[Dataset records]
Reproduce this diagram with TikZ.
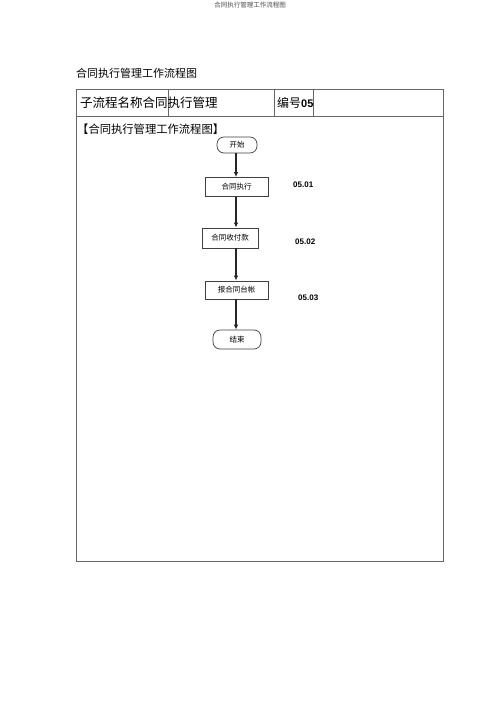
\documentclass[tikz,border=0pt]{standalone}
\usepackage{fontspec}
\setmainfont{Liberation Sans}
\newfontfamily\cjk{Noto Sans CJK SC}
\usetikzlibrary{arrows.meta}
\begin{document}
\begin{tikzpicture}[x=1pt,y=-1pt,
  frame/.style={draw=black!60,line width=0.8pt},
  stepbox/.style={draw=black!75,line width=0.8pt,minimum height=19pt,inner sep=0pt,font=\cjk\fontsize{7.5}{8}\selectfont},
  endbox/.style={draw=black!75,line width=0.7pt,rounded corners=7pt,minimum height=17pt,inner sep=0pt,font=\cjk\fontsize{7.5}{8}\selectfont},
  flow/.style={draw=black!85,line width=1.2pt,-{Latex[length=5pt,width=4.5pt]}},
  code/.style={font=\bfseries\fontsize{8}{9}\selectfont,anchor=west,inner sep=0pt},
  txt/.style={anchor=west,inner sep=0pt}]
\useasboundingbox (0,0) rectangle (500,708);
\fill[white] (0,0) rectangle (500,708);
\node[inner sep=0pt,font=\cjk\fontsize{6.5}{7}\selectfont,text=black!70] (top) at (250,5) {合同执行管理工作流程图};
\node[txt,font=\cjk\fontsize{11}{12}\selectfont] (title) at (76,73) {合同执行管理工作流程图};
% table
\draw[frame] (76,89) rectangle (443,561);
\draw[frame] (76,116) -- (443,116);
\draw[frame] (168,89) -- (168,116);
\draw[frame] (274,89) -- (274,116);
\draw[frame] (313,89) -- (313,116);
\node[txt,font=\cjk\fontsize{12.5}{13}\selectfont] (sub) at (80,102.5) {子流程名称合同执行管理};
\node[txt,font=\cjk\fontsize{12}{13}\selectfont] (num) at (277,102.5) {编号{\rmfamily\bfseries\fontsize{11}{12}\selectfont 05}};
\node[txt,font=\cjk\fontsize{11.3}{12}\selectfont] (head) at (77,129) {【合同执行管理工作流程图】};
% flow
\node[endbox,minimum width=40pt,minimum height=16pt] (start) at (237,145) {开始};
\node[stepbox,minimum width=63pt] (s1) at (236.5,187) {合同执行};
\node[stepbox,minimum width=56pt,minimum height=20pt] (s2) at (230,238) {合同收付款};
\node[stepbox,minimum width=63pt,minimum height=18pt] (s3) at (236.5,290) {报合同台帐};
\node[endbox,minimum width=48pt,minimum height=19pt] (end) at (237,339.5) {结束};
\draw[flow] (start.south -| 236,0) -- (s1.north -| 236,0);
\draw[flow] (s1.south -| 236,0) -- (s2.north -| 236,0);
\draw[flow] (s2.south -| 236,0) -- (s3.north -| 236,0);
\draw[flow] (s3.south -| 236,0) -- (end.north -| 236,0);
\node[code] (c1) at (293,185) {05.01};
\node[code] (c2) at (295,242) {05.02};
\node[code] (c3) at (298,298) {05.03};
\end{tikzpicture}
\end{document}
--
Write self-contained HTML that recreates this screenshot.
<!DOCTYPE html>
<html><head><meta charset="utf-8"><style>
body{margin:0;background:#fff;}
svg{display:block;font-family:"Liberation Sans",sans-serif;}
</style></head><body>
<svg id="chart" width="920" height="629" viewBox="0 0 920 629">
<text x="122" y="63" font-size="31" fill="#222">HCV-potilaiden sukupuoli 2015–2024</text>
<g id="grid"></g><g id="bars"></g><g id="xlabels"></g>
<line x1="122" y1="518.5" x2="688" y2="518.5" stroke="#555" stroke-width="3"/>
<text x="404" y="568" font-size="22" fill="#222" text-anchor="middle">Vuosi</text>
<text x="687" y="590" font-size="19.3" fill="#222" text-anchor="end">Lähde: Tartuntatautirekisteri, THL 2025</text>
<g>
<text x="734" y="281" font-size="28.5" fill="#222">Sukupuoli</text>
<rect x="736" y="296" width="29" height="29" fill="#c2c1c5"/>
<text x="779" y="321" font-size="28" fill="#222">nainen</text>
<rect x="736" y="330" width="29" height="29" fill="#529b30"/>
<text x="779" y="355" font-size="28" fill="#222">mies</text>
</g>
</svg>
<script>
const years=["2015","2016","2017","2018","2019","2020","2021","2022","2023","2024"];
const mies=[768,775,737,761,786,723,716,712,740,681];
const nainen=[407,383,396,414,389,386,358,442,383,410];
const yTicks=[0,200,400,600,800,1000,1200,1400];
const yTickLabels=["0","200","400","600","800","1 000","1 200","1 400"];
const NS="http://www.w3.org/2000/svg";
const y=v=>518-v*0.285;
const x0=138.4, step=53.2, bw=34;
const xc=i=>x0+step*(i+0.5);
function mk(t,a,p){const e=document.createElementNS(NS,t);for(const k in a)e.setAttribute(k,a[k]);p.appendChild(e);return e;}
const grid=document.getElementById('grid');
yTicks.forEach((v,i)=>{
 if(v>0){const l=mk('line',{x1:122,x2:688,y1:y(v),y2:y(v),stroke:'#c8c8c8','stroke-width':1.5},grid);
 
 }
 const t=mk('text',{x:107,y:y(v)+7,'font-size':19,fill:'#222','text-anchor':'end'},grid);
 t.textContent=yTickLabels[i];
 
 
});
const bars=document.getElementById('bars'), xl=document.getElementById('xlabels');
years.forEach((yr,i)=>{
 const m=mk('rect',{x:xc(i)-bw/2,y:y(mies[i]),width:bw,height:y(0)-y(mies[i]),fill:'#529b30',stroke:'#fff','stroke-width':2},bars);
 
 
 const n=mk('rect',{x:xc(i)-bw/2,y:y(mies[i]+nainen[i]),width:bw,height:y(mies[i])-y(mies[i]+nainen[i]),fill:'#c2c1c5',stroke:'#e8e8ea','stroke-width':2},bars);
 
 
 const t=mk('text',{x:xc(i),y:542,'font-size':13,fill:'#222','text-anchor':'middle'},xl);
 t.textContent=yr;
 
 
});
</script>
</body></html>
...
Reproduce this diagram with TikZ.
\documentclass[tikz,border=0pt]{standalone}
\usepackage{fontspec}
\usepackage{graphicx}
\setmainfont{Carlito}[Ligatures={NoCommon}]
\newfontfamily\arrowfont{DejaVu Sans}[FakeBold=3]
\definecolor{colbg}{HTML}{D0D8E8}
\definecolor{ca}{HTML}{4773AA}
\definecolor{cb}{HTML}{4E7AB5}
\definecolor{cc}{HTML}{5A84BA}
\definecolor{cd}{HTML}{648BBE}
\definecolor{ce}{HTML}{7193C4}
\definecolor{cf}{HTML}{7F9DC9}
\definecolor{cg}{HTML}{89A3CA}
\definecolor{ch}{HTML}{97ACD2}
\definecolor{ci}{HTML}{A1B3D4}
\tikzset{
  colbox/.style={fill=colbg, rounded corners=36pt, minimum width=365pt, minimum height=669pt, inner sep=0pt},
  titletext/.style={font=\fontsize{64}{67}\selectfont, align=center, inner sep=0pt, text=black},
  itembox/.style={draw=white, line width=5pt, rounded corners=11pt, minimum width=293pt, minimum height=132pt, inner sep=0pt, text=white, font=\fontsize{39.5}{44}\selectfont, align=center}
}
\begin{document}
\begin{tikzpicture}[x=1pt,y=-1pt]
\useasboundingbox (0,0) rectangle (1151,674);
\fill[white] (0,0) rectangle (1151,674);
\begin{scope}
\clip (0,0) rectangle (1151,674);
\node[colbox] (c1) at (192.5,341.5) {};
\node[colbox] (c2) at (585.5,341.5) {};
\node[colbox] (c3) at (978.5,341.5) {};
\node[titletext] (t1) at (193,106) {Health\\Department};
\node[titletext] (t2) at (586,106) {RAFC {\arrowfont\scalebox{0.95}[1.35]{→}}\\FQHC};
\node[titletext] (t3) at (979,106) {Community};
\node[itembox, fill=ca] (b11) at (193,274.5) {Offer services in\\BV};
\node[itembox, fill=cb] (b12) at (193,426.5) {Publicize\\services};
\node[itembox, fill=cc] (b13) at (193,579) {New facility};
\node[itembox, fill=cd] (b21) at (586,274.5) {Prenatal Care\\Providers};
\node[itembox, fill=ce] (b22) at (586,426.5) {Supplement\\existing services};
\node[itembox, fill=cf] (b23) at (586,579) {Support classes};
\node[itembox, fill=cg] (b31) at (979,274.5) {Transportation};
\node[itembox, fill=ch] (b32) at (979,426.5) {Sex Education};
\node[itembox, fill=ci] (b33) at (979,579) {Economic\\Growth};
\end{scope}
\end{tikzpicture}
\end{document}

• Goal:
Which lines above run from the one containing "Write self-contained HTML" down to the one containing "t.textContent=yTickLabels[i];"? Repeat exactly those, both ends included, and nothing else.

• Answer to this problem:
Write self-contained HTML that recreates this screenshot.
<!DOCTYPE html>
<html><head><meta charset="utf-8"><style>
body{margin:0;background:#fff;}
svg{display:block;font-family:"Liberation Sans",sans-serif;}
</style></head><body>
<svg id="chart" width="920" height="629" viewBox="0 0 920 629">
<text x="122" y="63" font-size="31" fill="#222">HCV-potilaiden sukupuoli 2015–2024</text>
<g id="grid"></g><g id="bars"></g><g id="xlabels"></g>
<line x1="122" y1="518.5" x2="688" y2="518.5" stroke="#555" stroke-width="3"/>
<text x="404" y="568" font-size="22" fill="#222" text-anchor="middle">Vuosi</text>
<text x="687" y="590" font-size="19.3" fill="#222" text-anchor="end">Lähde: Tartuntatautirekisteri, THL 2025</text>
<g>
<text x="734" y="281" font-size="28.5" fill="#222">Sukupuoli</text>
<rect x="736" y="296" width="29" height="29" fill="#c2c1c5"/>
<text x="779" y="321" font-size="28" fill="#222">nainen</text>
<rect x="736" y="330" width="29" height="29" fill="#529b30"/>
<text x="779" y="355" font-size="28" fill="#222">mies</text>
</g>
</svg>
<script>
const years=["2015","2016","2017","2018","2019","2020","2021","2022","2023","2024"];
const mies=[768,775,737,761,786,723,716,712,740,681];
const nainen=[407,383,396,414,389,386,358,442,383,410];
const yTicks=[0,200,400,600,800,1000,1200,1400];
const yTickLabels=["0","200","400","600","800","1 000","1 200","1 400"];
const NS="http://www.w3.org/2000/svg";
const y=v=>518-v*0.285;
const x0=138.4, step=53.2, bw=34;
const xc=i=>x0+step*(i+0.5);
function mk(t,a,p){const e=document.createElementNS(NS,t);for(const k in a)e.setAttribute(k,a[k]);p.appendChild(e);return e;}
const grid=document.getElementById('grid');
yTicks.forEach((v,i)=>{
 if(v>0){const l=mk('line',{x1:122,x2:688,y1:y(v),y2:y(v),stroke:'#c8c8c8','stroke-width':1.5},grid);
 
 }
 const t=mk('text',{x:107,y:y(v)+7,'font-size':19,fill:'#222','text-anchor':'end'},grid);
 t.textContent=yTickLabels[i];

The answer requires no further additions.